Pharika’s Cure is a sideboard card that is probably going to see less play as a result of Bile Blight and Drown in Sorrow. This is good for straight burn decks, but red aggro is going to be really hurt by both of these cards.

Duress isn’t in Born of the Gods, but if Born of the Gods pushes Standard even further down this road, it isn’t out of the question to maindeck it. Yeah, it’s not great against Mono-Blue Devotion (which often has just seven targets). But even there you’re going to get a card out of it more often than not, and you can board it out. We even have enough card draw that we can make it up if we miss.

In fact, discard is looking so good I wouldn’t mind trying to use the new B/R Temple to support a return of the Rak:

Rakdos’s Return is the primary reason to splash red and when combined with Thoughtseizes and Duresses gives us a killer plan against non-aggressive decks. The aggro decks? We just drop tons of removal and draw some extra cards. Mizzium Mortars even gives us added outs to Blood Baron of Vizkopa!

Rakdos Keyrune is a dubious inclusion since we’re already glutted at three. It’s an investment that looks to pay Rakdos decks large returns, but it also can make for a respectable turn 5 play, letting us play two cards in one turn.

Outlook for black decks? It looks good.

Mono-Blue Devotion

Mono-Blue Devotion didn’t gain quite as much as black did, netting more problems than support cards. First, a list and talk about what they did gain.

It’s hard to crack a list as synergistic as Mono-Blue, and only Thassa’s Rebuff immediately finds a home in my opinion. Even Thassa’s Rebuff is not a for-sure inclusion, but a two-mana counterspell really is much better than a three-mana one in a deck as tempo-oriented as Mono-Blue Devotion. The first counterspell or two in a list can have a big impact, but given how bad counterspells are against Thoughtseize and Supreme Verdict, maybe we’re supposed to start with one Rebuff, one Rapid, and one Cyclonic Rift for even more variety.

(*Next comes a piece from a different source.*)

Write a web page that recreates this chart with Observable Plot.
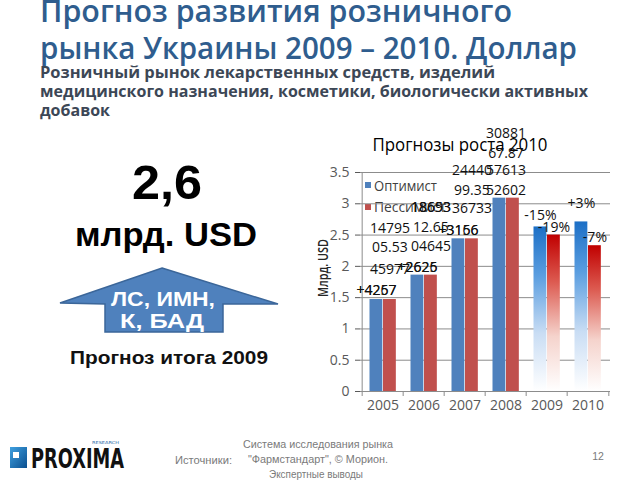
<!DOCTYPE html>
<html><head><meta charset="utf-8">
<script src="https://cdn.jsdelivr.net/npm/d3@7"></script>
<script src="https://cdn.jsdelivr.net/npm/@observablehq/plot@0.6"></script>
<style>
html,body{margin:0;padding:0;background:#fff;}
#slide{position:relative;width:640px;height:480px;overflow:hidden;background:#fff;}
#bg{position:absolute;left:0;top:0;}
#chart{position:absolute;left:300px;top:128px;}
</style></head><body>
<div id="slide">
<svg id="bg" width="640" height="480" xmlns="http://www.w3.org/2000/svg">
  <g font-family="'Open Sans', 'Noto Sans', sans-serif">
    <text x="40" y="22" font-size="31" font-weight="600" fill="#2f5d8e" textLength="472" lengthAdjust="spacingAndGlyphs">Прогноз развития розничного</text>
    <text x="40" y="59" font-size="31" font-weight="600" fill="#2f5d8e" textLength="537" lengthAdjust="spacingAndGlyphs">рынка Украины 2009 – 2010. Доллар</text>
    <text x="40" y="78" font-size="16.5" font-weight="700" fill="#3c4756" textLength="455" lengthAdjust="spacingAndGlyphs">Розничный рынок лекарственных средств, изделий</text>
    <text x="40" y="97" font-size="16.5" font-weight="700" fill="#3c4756" textLength="548" lengthAdjust="spacingAndGlyphs">медицинского назначения, косметики, биологически активных</text>
    <text x="40" y="116" font-size="16.5" font-weight="700" fill="#3c4756" textLength="70" lengthAdjust="spacingAndGlyphs">добавок</text>
  </g>
  <g font-family="'Liberation Sans', Arial, sans-serif" font-weight="700" text-anchor="middle">
    <text x="167" y="199" font-size="48" fill="#000" textLength="70" lengthAdjust="spacingAndGlyphs">2,6</text>
    <text x="166" y="246" font-size="33" fill="#000" textLength="182" lengthAdjust="spacingAndGlyphs">млрд. USD</text>
    <polygon points="162,268 278,304 223,304 223,332 105,332 105,304 60,303" fill="#4f81bd" stroke="#3b6699" stroke-width="1.5"/>
    <text x="163" y="306" font-size="20" fill="#fff" textLength="104" lengthAdjust="spacingAndGlyphs">ЛС, ИМН,</text>
    <text x="162" y="328" font-size="20" fill="#fff" textLength="84" lengthAdjust="spacingAndGlyphs">К, БАД</text>
    <text x="169" y="364" font-size="18" fill="#111" textLength="198" lengthAdjust="spacingAndGlyphs">Прогноз итога 2009</text>
  </g>
  <g font-family="'Open Sans', 'Noto Sans', sans-serif">
    <text x="460" y="151" font-size="19" fill="#000" text-anchor="middle" textLength="175" lengthAdjust="spacingAndGlyphs">Прогнозы роста 2010</text>
    <rect x="365" y="182" width="6" height="6" fill="#4f81bd"/>
    <text x="374" y="191" font-size="14" fill="#404040" textLength="63" lengthAdjust="spacingAndGlyphs">Оптимист</text>
    <rect x="365" y="204" width="6" height="6" fill="#c0504d"/>
    <text x="374" y="212" font-size="14" fill="#404040" textLength="72" lengthAdjust="spacingAndGlyphs">Пессимист</text>
    <text transform="translate(328,268) rotate(-90)" font-size="15" font-weight="600" fill="#262626" text-anchor="middle" textLength="58" lengthAdjust="spacingAndGlyphs">Млрд. USD</text>
  </g>
  <defs>
    <linearGradient id="logoG" x1="0" y1="0" x2="1" y2="1">
      <stop offset="0" stop-color="#3fa0e0"/><stop offset="1" stop-color="#0b4f8f"/>
    </linearGradient>
  </defs>
  <rect x="10" y="447" width="17" height="21" fill="url(#logoG)"/>
  <rect x="13" y="452" width="6" height="6" fill="#fff"/>
  <text x="31" y="468" font-family="'DejaVu Sans Condensed', 'DejaVu Sans', sans-serif" font-weight="700" font-size="27" fill="#111" textLength="93" lengthAdjust="spacingAndGlyphs">PROXIMA</text>
  <text x="92" y="444" font-family="'DejaVu Sans', sans-serif" font-size="4" fill="#2a6aa8" textLength="27" lengthAdjust="spacingAndGlyphs">RESEARCH</text>
  <g font-family="'Liberation Sans', Arial, sans-serif" font-size="10.5" fill="#7a7a7a">
    <text x="175" y="464" textLength="57" lengthAdjust="spacingAndGlyphs">Источники:</text>
    <text x="318" y="448" text-anchor="middle" textLength="150" lengthAdjust="spacingAndGlyphs">Система исследования рынка</text>
    <text x="318" y="463" text-anchor="middle" textLength="140" lengthAdjust="spacingAndGlyphs">"Фармстандарт", © Морион.</text>
    <text x="316" y="478" text-anchor="middle" textLength="94" lengthAdjust="spacingAndGlyphs">Экспертные выводы</text>
    <text x="598" y="460" text-anchor="middle">12</text>
  </g>
</svg>
<div id="chart"></div>
</div>
<script>
// ---- data ----
const years = [2005, 2006, 2007, 2008, 2009, 2010];
const optimist = [1.47, 1.86, 2.44, 3.09, 2.63, 2.71];
const pessimist = [1.47, 1.86, 2.44, 3.09, 2.50, 2.33];
const forecastYears = [2009, 2010];
const yTicks = [0, 0.5, 1, 1.5, 2, 2.5, 3, 3.5];

// data labels as they appear (overlapping, wrapped numbers)
const labelText  = ["14795", "05.53", "45977", "+4257", "+4267",
                    "18693", "18653", "12.65", "04645", "+2626", "+2625",
                    "+3166", "+3156", "36733", "99.35", "24440",
                    "52602", "57613", "67.87", "30881"];
const labelYear  = [2005, 2005, 2005, 2005, 2005,
                    2006, 2006, 2006, 2006, 2006, 2006,
                    2007, 2007, 2007, 2007, 2007,
                    2008, 2008, 2008, 2008];
const labelSide  = [1, 1, 1, -1, -1,
                    1, 1, 1, 1, -1, -1,
                    -1, -1, 1, 1, 1,
                    0, 0, 0, 0];
const labelValue = [2.61, 2.30, 1.95, 1.61, 1.61,
                    2.94, 2.94, 2.62, 2.32, 1.98, 1.98,
                    2.57, 2.57, 2.92, 3.21, 3.53,
                    3.21, 3.53, 3.80, 4.12];

// growth labels for forecast bars
const pctText  = ["-15%", "-19%", "+3%", "-7%"];
const pctYear  = [2009, 2009, 2010, 2010];
const pctSide  = [-1, 1, -1, 1];
const pctValue = [2.81, 2.62, 3.00, 2.46];

// ---- build ----
const W = 330, H = 292, mL = 60, mR = 20, mT = 44, mB = 29;
const bw = (W - mL - mR) / years.length;
const rows = years.map((y, i) => ({year: y, opt: optimist[i], pes: pessimist[i], fc: forecastYears.includes(y)}));
const hist = rows.filter(d => !d.fc), fc = rows.filter(d => d.fc);
const labels = labelText.map((t, i) => ({text: t, year: labelYear[i], side: labelSide[i], v: labelValue[i]}));
const pcts = pctText.map((t, i) => ({text: t, year: pctYear[i], side: pctSide[i], v: pctValue[i]}));
const blueL = 7.5, barW = 13.5;
const sideDx = {"-1": blueL + barW / 2 - bw / 2, "0": 0, "1": blueL + barW * 1.5 - bw / 2};
const font = "'Open Sans', 'Noto Sans', sans-serif";

function textMarks(data) {
  return [-1, 0, 1].map(s => Plot.text(data.filter(d => d.side === s), {
    x: "year", y: "v", text: "text", dx: sideDx[s], fontSize: 14, fill: "#111", fontFamily: font
  }));
}

const chart = Plot.plot({
  width: W, height: H,
  marginLeft: mL, marginRight: mR, marginTop: mT, marginBottom: mB,
  style: {background: "transparent", color: "#595959", fontSize: "14px", fontFamily: font},
  x: {domain: years, padding: 0, tickSize: 0, tickPadding: 9, tickFormat: d => String(d), label: null},
  y: {domain: [0, 3.5], ticks: yTicks, tickFormat: d => String(d), tickSize: 5, tickPadding: 6, label: null},
  marks: [
    Plot.ruleY(yTicks.filter(d => d > 0), {stroke: "#8c8c8c", strokeWidth: 1}),
    Plot.ruleY([0], {stroke: "#8c8c8c"}),
    Plot.ruleX([years[0]], {dx: -bw / 2, stroke: "#8c8c8c"}),
    Plot.ruleX(years, {x: d => d, dx: -bw / 2, y1: 0, y2: 0, insetBottom: -5, stroke: "#8c8c8c"}),
    Plot.ruleX([years[years.length - 1]], {dx: bw / 2, y1: 0, y2: 0, insetBottom: -5, stroke: "#8c8c8c"}),
    Plot.barY(hist, {x: "year", y: "opt", fill: "#4f81bd", insetLeft: blueL, insetRight: bw - blueL - barW}),
    Plot.barY(hist, {x: "year", y: "pes", fill: "#c0504d", insetLeft: blueL + barW, insetRight: bw - blueL - 2 * barW}),
    Plot.barY(fc, {x: "year", y: "opt", fill: "url(#gBlue)", insetLeft: blueL, insetRight: bw - blueL - barW}),
    Plot.barY(fc, {x: "year", y: "pes", fill: "url(#gRed)", insetLeft: blueL + barW, insetRight: bw - blueL - 2 * barW}),
    ...textMarks(labels),
    ...textMarks(pcts)
  ]
});

const s = d3.select(chart);
const defs = s.insert("defs", ":first-child");
function grad(id, stops) {
  const g = defs.append("linearGradient").attr("id", id).attr("x1", 0).attr("y1", 0).attr("x2", 0).attr("y2", 1);
  stops.forEach(([o, c]) => g.append("stop").attr("offset", o).attr("stop-color", c));
}
grad("gBlue", [[0, "#1c6fc6"], [0.3, "#5b9ee0"], [0.65, "#c9ddf4"], [1, "#ffffff"]]);
grad("gRed", [[0, "#c00000"], [0.3, "#dc5a50"], [0.65, "#f5d3cc"], [1, "#ffffff"]]);

document.getElementById("chart").appendChild(chart);
</script>
</body></html>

What else might we consider for Mono-Blue?

Vortex Elemental is a fine Limited card, but I just don’t see it in Standard. It doesn’t do damage, making it a glorified removal spell and a particularly unreliable one at that. Yeah, you might go nuts with Nykthos and make eleven mana, letting you build a two-for-one, but this isn’t even in the zip code of enticing to me.

Mindreaver is a two-drop with the right number of blue symbols. That’s basically the end of what it has going for it though. Its body is smaller than other options. Its counterspell only works when you heroic it, which we will never do. It has some minor milling, which is irrelevant to us.

Fated Infatuation?

It’s a sweet card, particularly since it’s one of the few token cards that has mana symbols to add to devotion. This fact alone (well, that and the rate) give Fated Infatuation an outside shot of making it in Mono-Blue. The wombo-combo is of course copying your Master of Waves in the middle of combat for the full-on blowouts. The biggest risk of Fated Infatuation? If they removal spell your guy in response, you get nothing. You lose. Good day, sir.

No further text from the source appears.